The slope of the star formation rate/stellar mass relation (the SFR "Main Sequence"; ${\rm SFR}-M_*$) is not quite unity: specific star formation rates $({\rm SFR}/M_*)$ are weakly-but-significantly anti-correlated with $M_*$. Here we demonstrate that this trend may simply reflect the well-known increase in bulge mass-fractions -- portions of a galaxy not forming stars -- with $M_*$. Using a large set of bulge/disk decompositions and SFR estimates derived from the Sloan Digital Sky Survey, we show that re-normalizing SFR by disk stellar mass $({\rm sSFR_{\rm disk}\equiv SFR}/M_{*,{\rm disk}})$ reduces the $M_*$-dependence of SF efficiency by $\sim0.25$ dex per dex, erasing it entirely in some subsamples. Quantitatively, we find $\log {\rm sSFR_{disk}}-\log M_*$ to have a slope $\beta_{\rm disk}\in[-0.20,0.00]\pm0.02$ (depending on SFR estimator and Main Sequence definition) for star-forming galaxies with $M_*\geq10^{10}M_{\odot}$ and bulge mass-fractions $B/T\lesssim0.6$, generally consistent with a pure-disk control sample ($\beta_{\rm control}=-0.05\pm0.04$).

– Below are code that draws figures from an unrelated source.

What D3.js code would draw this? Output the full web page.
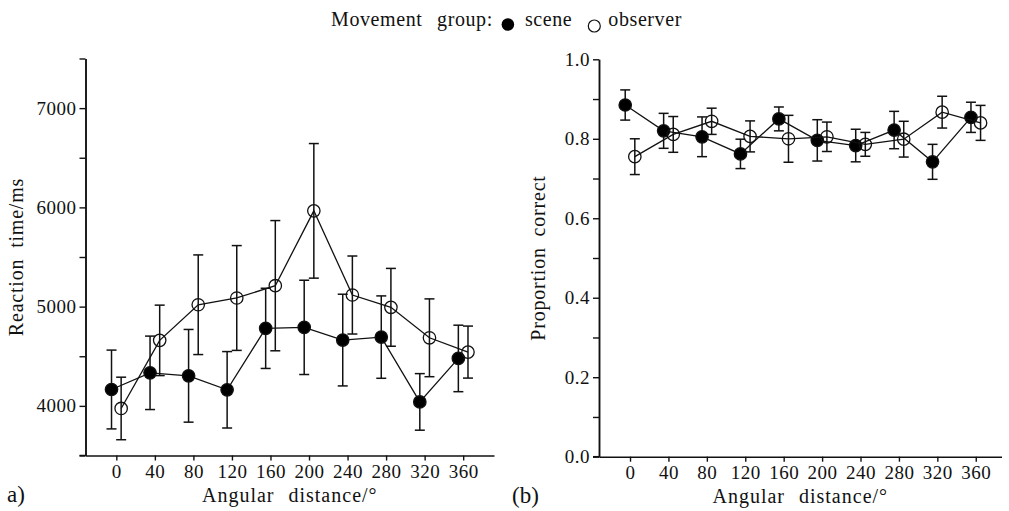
<!DOCTYPE html>
<html><head><meta charset="utf-8">
<script src="https://cdn.jsdelivr.net/npm/d3@7"></script>
<style>
body{margin:0;background:#fff}
svg text{font-family:"Liberation Serif","Times New Roman",serif;fill:#111}
</style>
</head><body>
<svg id="c" width="1009" height="511"></svg>
<script>
// ---- data ----
const angles = [0, 40, 80, 120, 160, 200, 240, 280, 320, 360];
const xTickLabels = ["0","40","80","120","160","200","240","280","320","360"];
const rtScene    = [4165, 4333, 4303, 4162, 4781, 4791, 4663, 4693, 4040, 4478];
const rtSceneErr = [397, 370, 467, 385, 404, 475, 462, 415, 285, 335];
const rtObs      = [3974, 4660, 5019, 5087, 5211, 5965, 5117, 4993, 4686, 4542];
const rtObsErr   = [315, 355, 502, 528, 656, 678, 393, 392, 392, 262];
const pcScene    = [0.885, 0.820, 0.805, 0.762, 0.850, 0.796, 0.783, 0.822, 0.742, 0.854];
const pcSceneErr = [0.038, 0.044, 0.050, 0.037, 0.030, 0.052, 0.041, 0.047, 0.044, 0.038];
const pcObs      = [0.755, 0.811, 0.844, 0.806, 0.800, 0.805, 0.786, 0.799, 0.867, 0.840];
const pcObsErr   = [0.045, 0.045, 0.033, 0.039, 0.059, 0.037, 0.030, 0.045, 0.040, 0.044];
const rtMajorTicks = [4000, 5000, 6000, 7000];
const rtMinorTicks = [3500, 4500, 5500, 6500, 7500];
const pcMajorTicks = [0.0, 0.2, 0.4, 0.6, 0.8, 1.0];
const pcMinorTicks = [0.1, 0.3, 0.5, 0.7, 0.9];
const groupOffset = {scene: -5, observer: 5};

const svg = d3.select("#c");

function panel(cfg){
  const g = svg.append("g");
  const x = d3.scaleLinear().domain(cfg.xDomain).range([cfg.left, cfg.right]);
  const y = d3.scaleLinear().domain(cfg.yDomain).range([cfg.bottom, cfg.top]);

  const xa = g.append("g").attr("transform", `translate(0,${cfg.bottom})`)
    .call(d3.axisBottom(x).tickValues(angles).tickFormat((d,i)=>xTickLabels[i]).tickSizeInner(5).tickSizeOuter(0).tickPadding(4));
  const ya = g.append("g").attr("transform", `translate(${cfg.left},0)`)
    .call(d3.axisLeft(y).tickValues(cfg.major).tickFormat(cfg.fmt).tickSizeInner(6).tickSizeOuter(0).tickPadding(3));
  const ym = g.append("g").attr("transform", `translate(${cfg.left},0)`)
    .call(d3.axisLeft(y).tickValues(cfg.minor).tickFormat("").tickSizeInner(6).tickSizeOuter(0));
  [xa, ya, ym].forEach(a=>{
    a.selectAll("path.domain").attr("stroke","#111").attr("stroke-width",1.5);
    a.selectAll("line").attr("stroke","#111").attr("stroke-width",1.4);
    a.selectAll("text").attr("font-size",19).attr("letter-spacing","0.5px").attr("fill","#111");
  });
  g.append("line").attr("x1",cfg.left-6).attr("x2",cfg.left).attr("y1",cfg.bottom).attr("y2",cfg.bottom)
    .attr("stroke","#111").attr("stroke-width",1.5);

  g.append("text").attr("x",(cfg.left+cfg.right)/2).attr("y",cfg.bottom+46)
    .attr("text-anchor","middle").attr("font-size",20).attr("letter-spacing","1px").attr("word-spacing","8px")
    .text("Angular distance/°");
  g.append("text").attr("transform",`translate(${cfg.ytX},${(cfg.top+cfg.bottom)/2}) rotate(-90)`)
    .attr("text-anchor","middle").attr("dy","0.35em").attr("font-size",20).attr("letter-spacing","0.8px").attr("word-spacing","5px")
    .text(cfg.yTitle);
  g.append("text").attr("x",cfg.labX).attr("y",cfg.bottom+46).attr("font-size",23).text(cfg.label);

  const series = [
    {key:"scene", vals:cfg.scene, err:cfg.sceneErr, fill:"#000"},
    {key:"observer", vals:cfg.obs, err:cfg.obsErr, fill:"none"}
  ];
  const line = d3.line().x(d=>x(d[0])).y(d=>y(d[1]));
  series.forEach(s=>{
    const pts = angles.map((a,i)=>[a+groupOffset[s.key], s.vals[i], s.err[i]]);
    g.append("path").datum(pts).attr("d",line).attr("fill","none").attr("stroke","#111").attr("stroke-width",1.3);
    const eb = g.append("g").attr("stroke","#111").attr("stroke-width",1.5);
    pts.forEach(p=>{
      const cx = x(p[0]), y1 = y(p[1]+p[2]), y0 = y(p[1]-p[2]);
      eb.append("line").attr("x1",cx).attr("x2",cx).attr("y1",y1).attr("y2",y0);
      eb.append("line").attr("x1",cx-5).attr("x2",cx+5).attr("y1",y1).attr("y2",y1);
      eb.append("line").attr("x1",cx-5).attr("x2",cx+5).attr("y1",y0).attr("y2",y0);
    });
    g.append("g").selectAll("circle").data(pts).join("circle")
      .attr("cx",d=>x(d[0])).attr("cy",d=>y(d[1])).attr("r",6.2)
      .attr("fill",s.fill).attr("stroke","#111").attr("stroke-width",1.3);
  });
}

panel({left:85.5, right:494, top:58.5, bottom:455.5, xDomain:[-32,392], yDomain:[3500,7500],
  major:rtMajorTicks, minor:rtMinorTicks, fmt:d3.format("d"), yTitle:"Reaction time/ms", ytX:16,
  label:"a)", labX:7, scene:rtScene, sceneErr:rtSceneErr, obs:rtObs, obsErr:rtObsErr});
panel({left:599, right:1001.5, top:59.3, bottom:456.7, xDomain:[-32.3,386.8], yDomain:[0,1],
  major:pcMajorTicks, minor:pcMinorTicks, fmt:d3.format(".1f"), yTitle:"Proportion correct", ytX:538,
  label:"(b)", labX:512, scene:pcScene, sceneErr:pcSceneErr, obs:pcObs, obsErr:pcObsErr});

// legend
const lg = svg.append("g");
const base = 26, fs = 20;
const lt = lg.append("text").attr("x",331).attr("y",base).attr("font-size",fs).attr("letter-spacing","0.6px").attr("word-spacing","9px").text("Movement group:");
const e1 = 331 + lt.node().getComputedTextLength();
lg.append("circle").attr("cx",e1+15).attr("cy",24.5).attr("r",6.3).attr("fill","#000");
const t2 = lg.append("text").attr("x",e1+32).attr("y",base).attr("font-size",fs).attr("letter-spacing","0.6px").text("scene");
const e2 = e1+32 + t2.node().getComputedTextLength();
lg.append("circle").attr("cx",e2+22).attr("cy",26).attr("r",6).attr("fill","none").attr("stroke","#111").attr("stroke-width",1.2);
lg.append("text").attr("x",e2+36).attr("y",base).attr("font-size",fs).attr("letter-spacing","0.6px").text("observer");
</script>
</body></html>
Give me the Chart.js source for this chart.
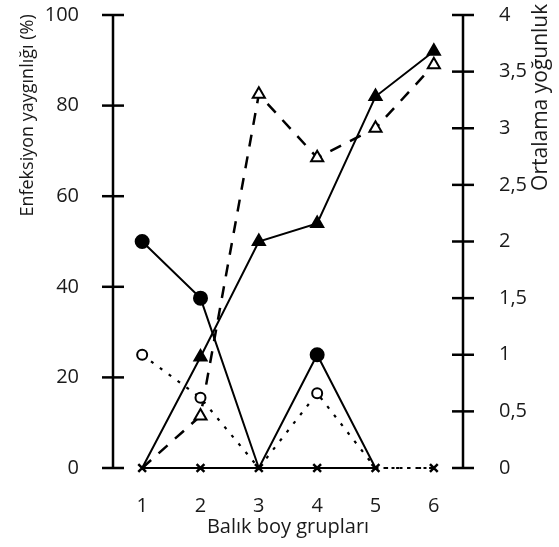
<!DOCTYPE html>
<html>
<head>
<meta charset="utf-8">
<script src="https://cdn.jsdelivr.net/npm/chart.js@4/dist/chart.umd.min.js"></script>
<style>
  html, body { margin: 0; padding: 0; background: #fff; }
  #wrap { width: 559px; height: 547px; }
</style>
</head>
<body>
<div id="wrap"><canvas id="c" width="559" height="547"></canvas></div>
<script>
// ---- data ----
const categories = ['1', '2', '3', '4', '5', '6'];
// left axis: Enfeksiyon yaygınlığı (%)
const prevalenceCircle   = [50, 37.5, 0, 25, 0, null];
const prevalenceTriangle = [0, 24.5, 50, 54, 82, 92];
const prevalenceZero     = [0, 0, 0, 0, 0, 0];
// right axis: Ortalama yoğunluk
const intensityCircle    = [1.0, 0.62, 0, 0.66, 0, 0];
const intensityTriangle  = [0, 0.46, 3.3, 2.74, 3.0, 3.56];
// tick settings
const leftTickStep = 20;
const rightTickStep = 0.5;
const leftTitle = 'Enfeksiyon yaygınlığı (%)';
const rightTitle = 'Ortalama yoğunluk';

const FONT = '"Open Sans", "DejaVu Sans", sans-serif';
const TXT = '#1a1a1a';

const hideZero = (r) => (ctx) => (ctx.raw === 0 ? 0 : r);

function drawUpText(c, text, x, y, size) {
  c.save();
  c.translate(x, y);
  c.rotate(-Math.PI / 2);
  c.fillStyle = TXT;
  c.font = size + 'px ' + FONT;
  c.textAlign = 'left';
  c.textBaseline = 'middle';
  c.fillText(text, 0, 0);
  c.restore();
}

const axisPlugin = {
  id: 'crossAxes',
  afterDraw(chart) {
    const c = chart.ctx;
    const area = chart.chartArea;
    c.save();
    c.strokeStyle = '#000';
    c.lineWidth = 2.5;
    c.lineCap = 'butt';
    [['y', area.left], ['y1', area.right]].forEach(([id, x]) => {
      const s = chart.scales[id];
      c.beginPath();
      c.moveTo(x, s.top);
      c.lineTo(x, s.bottom);
      c.stroke();
      s.ticks.forEach((t, i) => {
        const y = s.getPixelForTick(i);
        c.beginPath();
        c.moveTo(x - 11, y);
        c.lineTo(x + 11, y);
        c.stroke();
      });
    });
    c.restore();
    // axis titles, both reading bottom-to-top, placed high as in the reference
    const s0 = chart.scales.y;
    const s1 = chart.scales.y1;
    drawUpText(c, leftTitle, s0.left + 28, s0.getPixelForValue(55.5), 18);
    drawUpText(c, rightTitle, s1.right - 18, s1.getPixelForValue(2.5) + 6, 21);
  }
};

new Chart(document.getElementById('c'), {
  type: 'line',
  data: {
    labels: categories,
    datasets: [
      {
        data: prevalenceZero,
        yAxisID: 'y',
        borderColor: '#000',
        borderWidth: 2,
        pointStyle: 'crossRot',
        pointRadius: 5.5,
        pointBorderWidth: 2.5,
        pointBorderColor: '#000',
        segment: {
          borderDash: (ctx) => (ctx.p0DataIndex === 4 ? [3, 5] : undefined)
        },
        clip: false,
        tension: 0
      },
      {
        data: prevalenceCircle,
        yAxisID: 'y',
        borderColor: '#000',
        borderWidth: 2,
        pointStyle: 'circle',
        pointRadius: hideZero(6.5),
        pointBackgroundColor: '#000',
        pointBorderColor: '#000',
        clip: false,
        tension: 0
      },
      {
        data: intensityCircle,
        yAxisID: 'y1',
        borderColor: '#000',
        borderWidth: 2.2,
        borderDash: [3, 8],
        pointStyle: 'circle',
        pointRadius: hideZero(5),
        pointBorderWidth: 2,
        pointBackgroundColor: '#fff',
        pointBorderColor: '#000',
        clip: false,
        tension: 0
      },
      {
        data: prevalenceTriangle,
        yAxisID: 'y',
        borderColor: '#000',
        borderWidth: 2,
        pointStyle: 'triangle',
        pointRadius: hideZero(7),
        pointBackgroundColor: '#000',
        pointBorderColor: '#000',
        clip: false,
        tension: 0
      },
      {
        data: intensityTriangle,
        yAxisID: 'y1',
        borderColor: '#000',
        borderWidth: 2.5,
        borderDash: [12, 10],
        pointStyle: 'triangle',
        pointRadius: hideZero(7),
        pointBorderWidth: 2,
        pointBackgroundColor: '#fff',
        pointBorderColor: '#000',
        clip: false,
        tension: 0
      }
    ]
  },
  options: {
    responsive: false,
    animation: false,
    devicePixelRatio: 1,
    layout: { padding: { top: 15, left: 0, right: 0, bottom: 0 } },
    plugins: { legend: { display: false }, tooltip: { enabled: false } },
    scales: {
      x: {
        type: 'category',
        offset: true,
        grid: { display: false },
        border: { display: false },
        ticks: { color: TXT, font: { family: FONT, size: 20 }, padding: 18, maxRotation: 0 },
        title: {
          display: true, text: 'Balık boy grupları', color: TXT,
          font: { family: FONT, size: 20 }, padding: { top: 0, bottom: 8 }
        },
        afterFit: (s) => { s.height = 79; s.paddingLeft = 0; s.paddingRight = 0; }
      },
      y: {
        position: 'left',
        min: 0, max: 100,
        grid: { display: false },
        border: { display: false },
        ticks: { stepSize: leftTickStep, color: TXT, font: { family: FONT, size: 20 }, padding: 26 },
        title: { display: false },
        afterFit: (s) => { s.width = 113; s.paddingTop = 0; s.paddingBottom = 0; }
      },
      y1: {
        position: 'right',
        min: 0, max: 4,
        grid: { display: false },
        border: { display: false },
        ticks: {
          stepSize: rightTickStep, color: TXT, font: { family: FONT, size: 20 }, padding: 28,
          callback: (v) => String(v).replace('.', ',')
        },
        title: { display: false },
        afterFit: (s) => { s.width = 96; s.paddingTop = 0; s.paddingBottom = 0; }
      }
    }
  },
  plugins: [axisPlugin]
});
</script>
</body>
</html>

That $\langle{\rm SFR}/M_{*,{\rm disk}}\rangle$ is (largely) independent of host mass for star-forming disks has strong implications for aspects of galaxy evolution inferred from any ${\rm SFR}-M_*$ relation, including: manifestations of "mass quenching" (bulge growth), factors shaping the star-forming stellar mass function (uniform $d\log M_*/dt$ for low-mass, disk-dominated galaxies), and diversity in star formation histories (dispersion in ${\rm SFR}(M_*,t)$). Our results emphasize the need to treat galaxies as composite systems -- not integrated masses -- in observational and theoretical work.